- [Listed records]:
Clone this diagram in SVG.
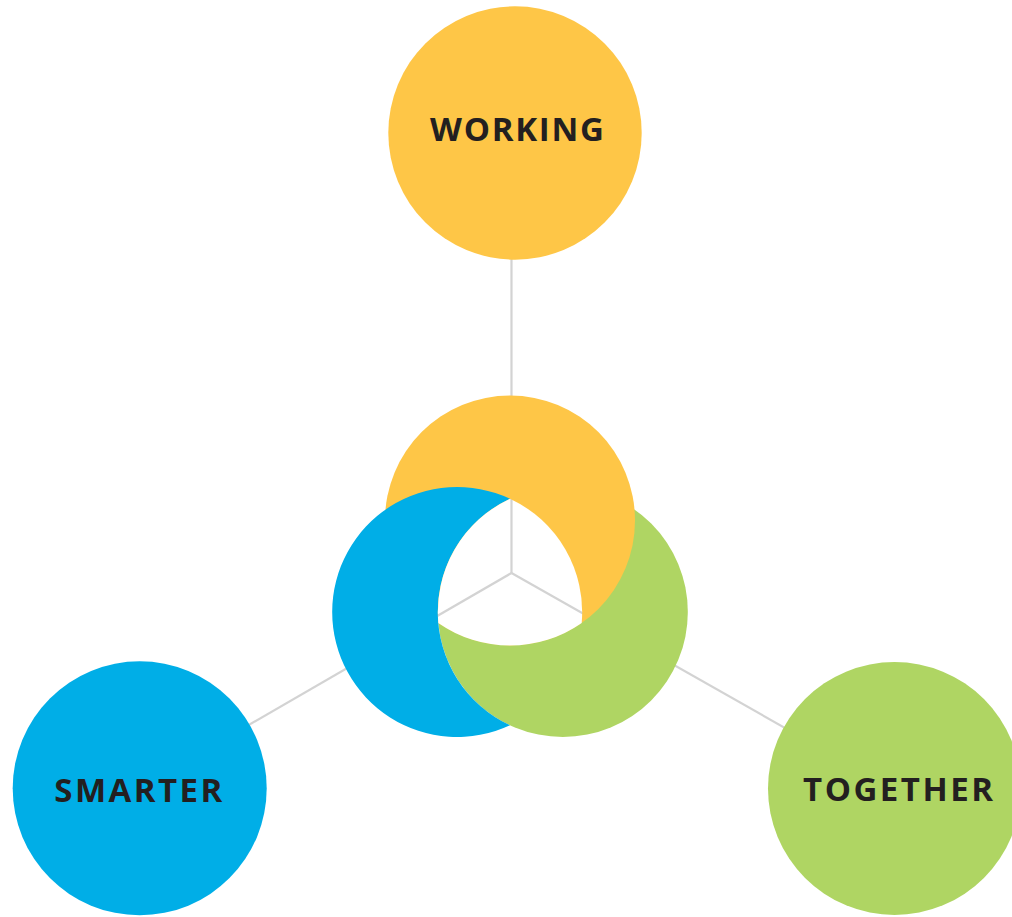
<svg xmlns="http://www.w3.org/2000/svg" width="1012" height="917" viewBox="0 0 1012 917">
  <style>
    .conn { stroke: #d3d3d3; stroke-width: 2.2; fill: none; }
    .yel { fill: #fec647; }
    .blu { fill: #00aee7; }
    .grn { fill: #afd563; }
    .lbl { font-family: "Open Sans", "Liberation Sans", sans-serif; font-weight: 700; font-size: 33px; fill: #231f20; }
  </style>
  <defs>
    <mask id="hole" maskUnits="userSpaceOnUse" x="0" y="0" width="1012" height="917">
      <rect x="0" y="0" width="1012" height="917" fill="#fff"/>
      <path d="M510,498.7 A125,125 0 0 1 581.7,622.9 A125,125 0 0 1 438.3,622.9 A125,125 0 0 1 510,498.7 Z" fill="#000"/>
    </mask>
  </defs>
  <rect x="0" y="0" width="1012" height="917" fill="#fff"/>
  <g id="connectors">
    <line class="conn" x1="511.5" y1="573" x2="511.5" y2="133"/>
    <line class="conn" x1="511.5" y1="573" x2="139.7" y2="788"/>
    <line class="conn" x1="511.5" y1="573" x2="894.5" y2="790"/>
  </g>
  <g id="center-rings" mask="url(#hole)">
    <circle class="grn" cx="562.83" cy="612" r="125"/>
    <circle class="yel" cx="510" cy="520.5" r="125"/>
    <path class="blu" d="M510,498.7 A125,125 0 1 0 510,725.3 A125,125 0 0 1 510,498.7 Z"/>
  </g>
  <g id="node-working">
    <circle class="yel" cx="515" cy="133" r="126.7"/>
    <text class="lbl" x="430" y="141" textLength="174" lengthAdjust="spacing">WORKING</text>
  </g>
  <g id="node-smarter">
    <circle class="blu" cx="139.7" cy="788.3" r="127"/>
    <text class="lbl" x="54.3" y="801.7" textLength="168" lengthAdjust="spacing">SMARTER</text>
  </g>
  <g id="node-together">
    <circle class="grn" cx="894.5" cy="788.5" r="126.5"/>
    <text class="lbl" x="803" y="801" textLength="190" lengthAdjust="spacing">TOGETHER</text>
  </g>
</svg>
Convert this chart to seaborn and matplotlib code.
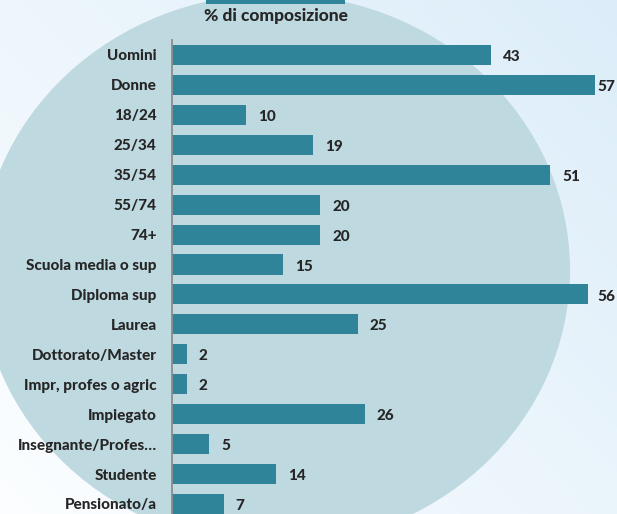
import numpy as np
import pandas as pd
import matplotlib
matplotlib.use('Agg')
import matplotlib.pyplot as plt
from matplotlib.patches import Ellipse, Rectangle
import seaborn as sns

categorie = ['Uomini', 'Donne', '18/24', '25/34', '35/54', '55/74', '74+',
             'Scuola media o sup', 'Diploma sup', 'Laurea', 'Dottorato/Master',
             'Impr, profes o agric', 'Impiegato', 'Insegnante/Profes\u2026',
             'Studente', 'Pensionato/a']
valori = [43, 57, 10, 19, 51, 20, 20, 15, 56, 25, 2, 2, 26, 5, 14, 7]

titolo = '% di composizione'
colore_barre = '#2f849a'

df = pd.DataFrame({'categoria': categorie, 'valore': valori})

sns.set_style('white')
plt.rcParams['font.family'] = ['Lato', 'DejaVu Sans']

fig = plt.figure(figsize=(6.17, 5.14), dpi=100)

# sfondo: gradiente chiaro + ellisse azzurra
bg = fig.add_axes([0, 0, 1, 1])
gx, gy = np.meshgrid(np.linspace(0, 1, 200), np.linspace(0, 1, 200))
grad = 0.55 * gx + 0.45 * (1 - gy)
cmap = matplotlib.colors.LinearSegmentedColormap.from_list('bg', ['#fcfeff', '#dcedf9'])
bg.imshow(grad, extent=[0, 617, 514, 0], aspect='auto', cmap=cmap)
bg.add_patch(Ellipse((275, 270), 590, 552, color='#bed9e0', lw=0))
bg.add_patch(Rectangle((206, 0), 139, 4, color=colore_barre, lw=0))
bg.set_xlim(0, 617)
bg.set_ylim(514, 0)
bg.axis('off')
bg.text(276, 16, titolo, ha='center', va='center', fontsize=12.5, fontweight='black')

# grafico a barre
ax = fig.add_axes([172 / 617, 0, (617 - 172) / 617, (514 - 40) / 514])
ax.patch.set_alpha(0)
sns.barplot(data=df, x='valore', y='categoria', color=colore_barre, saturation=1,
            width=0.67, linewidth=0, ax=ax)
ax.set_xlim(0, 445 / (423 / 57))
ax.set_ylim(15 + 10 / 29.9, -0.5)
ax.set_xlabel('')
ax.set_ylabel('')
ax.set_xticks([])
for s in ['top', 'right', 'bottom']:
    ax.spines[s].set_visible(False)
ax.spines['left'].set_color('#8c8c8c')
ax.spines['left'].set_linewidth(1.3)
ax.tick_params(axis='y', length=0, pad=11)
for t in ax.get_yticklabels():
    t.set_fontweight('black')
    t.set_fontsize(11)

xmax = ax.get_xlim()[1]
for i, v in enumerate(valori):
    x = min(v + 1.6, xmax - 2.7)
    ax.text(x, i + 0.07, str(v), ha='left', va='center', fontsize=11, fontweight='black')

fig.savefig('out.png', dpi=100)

- [Given problem]:
State how many lines of the listing hold the string "matplotlib"; reply with the number and nothing else.

- [Finished answer]:
6